Nothing outside the lines from the one containing "Convert this chart to Chart.js code." down to the one containing "const gridWidth = 1.9;" belongs in the copy; print that span exactly, both ends included, with pictures removed.

[EXTRACTED INFORMATION]
—————

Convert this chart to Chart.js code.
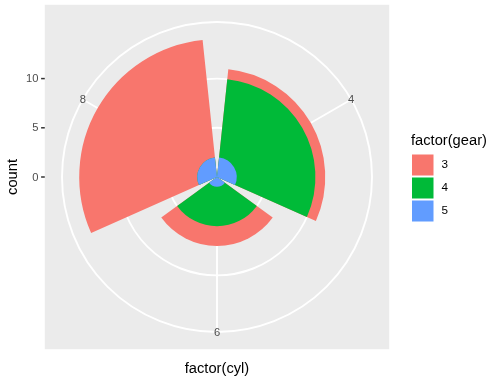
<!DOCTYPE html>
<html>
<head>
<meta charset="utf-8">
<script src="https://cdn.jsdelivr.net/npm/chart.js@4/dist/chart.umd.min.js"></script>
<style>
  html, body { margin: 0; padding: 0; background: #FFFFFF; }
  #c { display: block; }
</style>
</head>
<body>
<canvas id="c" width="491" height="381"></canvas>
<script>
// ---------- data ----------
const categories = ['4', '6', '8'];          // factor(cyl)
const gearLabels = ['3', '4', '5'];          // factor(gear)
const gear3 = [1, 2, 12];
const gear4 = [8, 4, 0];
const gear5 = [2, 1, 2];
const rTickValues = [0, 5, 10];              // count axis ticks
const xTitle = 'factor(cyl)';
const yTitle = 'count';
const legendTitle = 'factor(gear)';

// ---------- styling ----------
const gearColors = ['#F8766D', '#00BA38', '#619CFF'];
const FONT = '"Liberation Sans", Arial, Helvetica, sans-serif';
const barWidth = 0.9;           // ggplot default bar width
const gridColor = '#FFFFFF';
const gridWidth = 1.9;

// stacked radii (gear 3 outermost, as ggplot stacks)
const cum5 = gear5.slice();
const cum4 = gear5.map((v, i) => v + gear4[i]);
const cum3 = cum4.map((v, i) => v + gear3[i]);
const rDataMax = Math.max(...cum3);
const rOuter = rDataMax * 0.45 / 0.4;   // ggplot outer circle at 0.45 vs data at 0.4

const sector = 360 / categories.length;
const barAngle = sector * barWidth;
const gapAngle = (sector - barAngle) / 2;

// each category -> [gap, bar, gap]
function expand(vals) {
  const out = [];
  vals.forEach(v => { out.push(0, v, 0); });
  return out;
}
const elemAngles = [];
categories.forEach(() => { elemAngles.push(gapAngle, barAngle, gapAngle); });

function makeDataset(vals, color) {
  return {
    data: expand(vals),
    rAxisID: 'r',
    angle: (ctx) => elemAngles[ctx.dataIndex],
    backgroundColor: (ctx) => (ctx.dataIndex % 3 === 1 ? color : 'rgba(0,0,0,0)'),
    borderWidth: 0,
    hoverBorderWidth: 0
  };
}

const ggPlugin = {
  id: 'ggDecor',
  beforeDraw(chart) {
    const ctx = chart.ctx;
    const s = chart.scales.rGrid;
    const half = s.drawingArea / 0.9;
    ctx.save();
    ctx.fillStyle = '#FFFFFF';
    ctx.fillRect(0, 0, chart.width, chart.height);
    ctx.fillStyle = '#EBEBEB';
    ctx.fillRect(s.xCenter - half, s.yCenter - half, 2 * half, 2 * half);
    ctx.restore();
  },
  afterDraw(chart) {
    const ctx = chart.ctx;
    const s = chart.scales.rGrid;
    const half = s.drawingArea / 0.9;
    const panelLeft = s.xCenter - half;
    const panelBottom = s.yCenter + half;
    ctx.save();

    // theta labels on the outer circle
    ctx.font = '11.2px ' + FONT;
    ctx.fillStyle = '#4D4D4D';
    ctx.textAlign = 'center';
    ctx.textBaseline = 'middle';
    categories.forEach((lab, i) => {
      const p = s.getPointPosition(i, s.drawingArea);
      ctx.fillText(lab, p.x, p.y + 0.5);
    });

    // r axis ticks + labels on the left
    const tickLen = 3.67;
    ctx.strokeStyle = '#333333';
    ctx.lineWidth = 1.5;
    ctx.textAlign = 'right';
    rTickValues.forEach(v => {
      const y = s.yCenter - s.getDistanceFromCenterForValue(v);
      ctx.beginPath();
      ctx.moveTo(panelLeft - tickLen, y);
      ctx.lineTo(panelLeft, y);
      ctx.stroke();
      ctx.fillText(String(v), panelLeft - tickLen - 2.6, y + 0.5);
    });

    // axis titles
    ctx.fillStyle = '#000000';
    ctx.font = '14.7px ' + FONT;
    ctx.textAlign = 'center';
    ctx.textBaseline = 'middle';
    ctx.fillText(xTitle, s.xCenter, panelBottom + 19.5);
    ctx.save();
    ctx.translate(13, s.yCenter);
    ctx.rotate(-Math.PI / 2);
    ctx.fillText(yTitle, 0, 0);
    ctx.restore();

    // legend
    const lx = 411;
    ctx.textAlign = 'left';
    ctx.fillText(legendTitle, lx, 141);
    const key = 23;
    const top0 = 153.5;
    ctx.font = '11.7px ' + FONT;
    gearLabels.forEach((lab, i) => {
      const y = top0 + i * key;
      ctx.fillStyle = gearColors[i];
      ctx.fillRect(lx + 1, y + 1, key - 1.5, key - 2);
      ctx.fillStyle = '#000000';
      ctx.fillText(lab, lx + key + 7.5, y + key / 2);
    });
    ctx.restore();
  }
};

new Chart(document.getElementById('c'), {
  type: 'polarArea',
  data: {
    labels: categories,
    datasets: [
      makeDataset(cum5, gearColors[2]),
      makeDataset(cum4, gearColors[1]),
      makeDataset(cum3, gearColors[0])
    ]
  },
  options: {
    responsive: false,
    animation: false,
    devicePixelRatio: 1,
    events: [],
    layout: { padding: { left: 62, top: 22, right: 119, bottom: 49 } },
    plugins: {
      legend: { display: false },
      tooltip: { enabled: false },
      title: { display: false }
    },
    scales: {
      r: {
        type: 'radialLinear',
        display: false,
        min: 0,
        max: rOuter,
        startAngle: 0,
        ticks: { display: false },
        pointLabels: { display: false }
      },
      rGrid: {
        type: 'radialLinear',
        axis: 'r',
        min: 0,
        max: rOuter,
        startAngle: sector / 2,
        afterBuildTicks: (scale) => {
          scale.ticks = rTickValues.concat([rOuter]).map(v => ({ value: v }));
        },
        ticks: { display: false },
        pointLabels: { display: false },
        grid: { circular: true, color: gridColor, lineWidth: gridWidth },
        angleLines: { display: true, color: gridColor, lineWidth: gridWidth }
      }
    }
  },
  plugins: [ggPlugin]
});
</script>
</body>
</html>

—————

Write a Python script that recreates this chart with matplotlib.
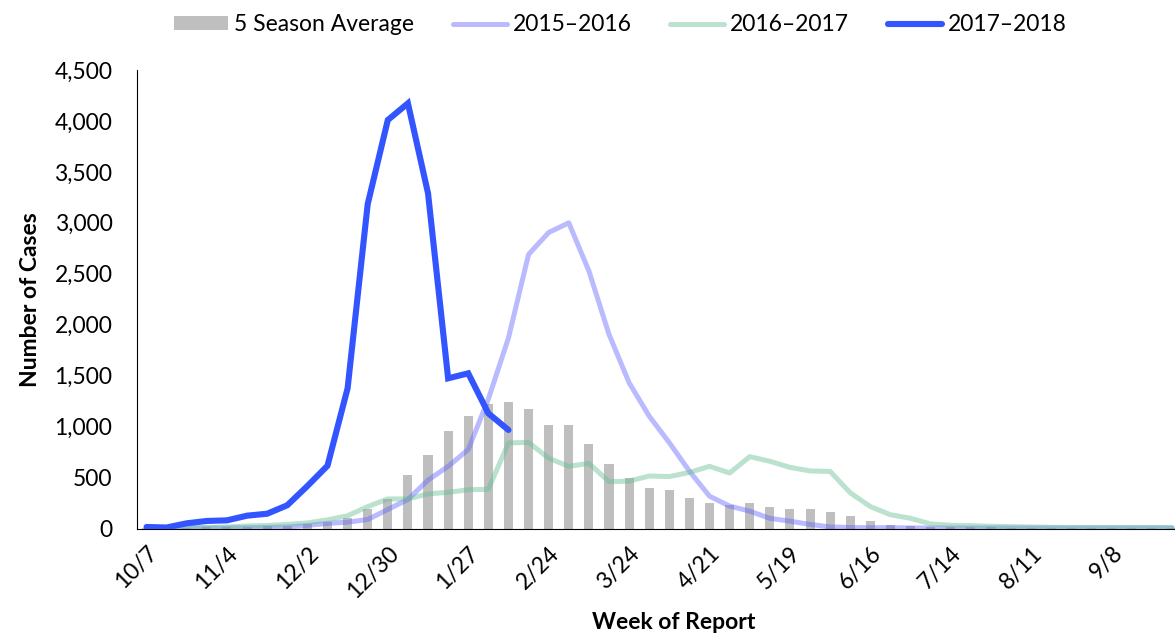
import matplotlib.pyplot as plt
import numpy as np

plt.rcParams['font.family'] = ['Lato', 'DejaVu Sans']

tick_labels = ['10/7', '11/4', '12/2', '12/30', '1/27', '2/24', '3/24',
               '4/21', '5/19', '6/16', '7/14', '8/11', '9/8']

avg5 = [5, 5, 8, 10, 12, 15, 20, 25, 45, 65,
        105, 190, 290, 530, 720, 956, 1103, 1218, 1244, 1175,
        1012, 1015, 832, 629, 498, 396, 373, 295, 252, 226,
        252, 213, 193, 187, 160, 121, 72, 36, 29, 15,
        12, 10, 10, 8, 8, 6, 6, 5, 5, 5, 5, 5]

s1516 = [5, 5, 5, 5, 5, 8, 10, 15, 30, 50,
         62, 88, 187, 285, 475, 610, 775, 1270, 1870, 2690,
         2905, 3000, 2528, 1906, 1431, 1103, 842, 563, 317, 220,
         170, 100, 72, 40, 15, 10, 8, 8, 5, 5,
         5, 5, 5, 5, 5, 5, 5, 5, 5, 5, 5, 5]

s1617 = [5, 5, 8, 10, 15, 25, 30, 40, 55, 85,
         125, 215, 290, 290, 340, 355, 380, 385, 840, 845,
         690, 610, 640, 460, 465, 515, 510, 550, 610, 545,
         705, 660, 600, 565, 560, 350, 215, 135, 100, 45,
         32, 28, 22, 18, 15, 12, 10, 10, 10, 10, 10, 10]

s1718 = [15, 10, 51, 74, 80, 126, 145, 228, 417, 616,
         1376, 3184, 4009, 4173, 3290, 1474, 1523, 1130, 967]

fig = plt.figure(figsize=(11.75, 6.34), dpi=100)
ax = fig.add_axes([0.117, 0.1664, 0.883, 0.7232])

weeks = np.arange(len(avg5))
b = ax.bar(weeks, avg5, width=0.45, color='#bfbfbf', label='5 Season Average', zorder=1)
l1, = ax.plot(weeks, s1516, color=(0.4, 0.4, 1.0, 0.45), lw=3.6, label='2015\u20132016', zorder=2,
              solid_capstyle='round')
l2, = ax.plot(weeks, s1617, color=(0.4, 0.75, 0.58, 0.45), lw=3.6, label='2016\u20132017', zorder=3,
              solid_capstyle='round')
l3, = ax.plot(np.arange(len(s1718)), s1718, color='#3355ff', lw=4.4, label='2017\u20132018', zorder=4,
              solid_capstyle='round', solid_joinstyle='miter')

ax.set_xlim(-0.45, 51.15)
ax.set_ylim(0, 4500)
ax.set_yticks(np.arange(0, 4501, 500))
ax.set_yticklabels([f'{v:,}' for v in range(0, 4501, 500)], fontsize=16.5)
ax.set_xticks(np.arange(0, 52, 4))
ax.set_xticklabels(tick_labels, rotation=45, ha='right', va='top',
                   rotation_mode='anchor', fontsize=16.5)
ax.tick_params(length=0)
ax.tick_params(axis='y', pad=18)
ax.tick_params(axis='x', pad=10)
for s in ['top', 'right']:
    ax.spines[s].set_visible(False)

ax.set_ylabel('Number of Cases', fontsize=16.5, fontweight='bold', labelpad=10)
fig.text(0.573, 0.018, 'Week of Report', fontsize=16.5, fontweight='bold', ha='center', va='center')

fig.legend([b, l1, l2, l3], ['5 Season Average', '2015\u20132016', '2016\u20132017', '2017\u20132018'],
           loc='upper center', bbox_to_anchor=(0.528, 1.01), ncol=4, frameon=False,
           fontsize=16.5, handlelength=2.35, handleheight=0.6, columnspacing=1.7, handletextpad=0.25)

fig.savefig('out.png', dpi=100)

—————

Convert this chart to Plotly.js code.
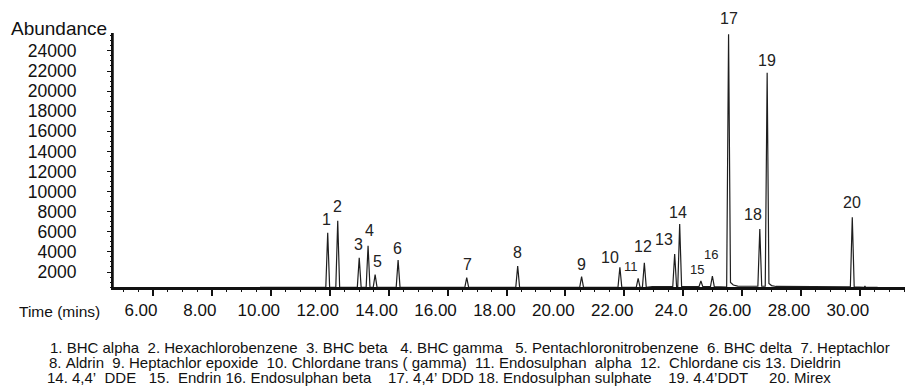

—————

[RESPONSE]
Convert this chart to Chart.js code.
<!DOCTYPE html>
<html>
<head>
<meta charset="utf-8">
<script src="https://cdn.jsdelivr.net/npm/chart.js@4/dist/chart.umd.min.js"></script>
<style>
  html, body { margin: 0; padding: 0; background: #FFFFFF; }
  #c { display: block; }
</style>
</head>
<body>
<canvas id="c" width="491" height="381"></canvas>
<script>
// ---------- data ----------
const categories = ['4', '6', '8'];          // factor(cyl)
const gearLabels = ['3', '4', '5'];          // factor(gear)
const gear3 = [1, 2, 12];
const gear4 = [8, 4, 0];
const gear5 = [2, 1, 2];
const rTickValues = [0, 5, 10];              // count axis ticks
const xTitle = 'factor(cyl)';
const yTitle = 'count';
const legendTitle = 'factor(gear)';

// ---------- styling ----------
const gearColors = ['#F8766D', '#00BA38', '#619CFF'];
const FONT = '"Liberation Sans", Arial, Helvetica, sans-serif';
const barWidth = 0.9;           // ggplot default bar width
const gridColor = '#FFFFFF';
const gridWidth = 1.9;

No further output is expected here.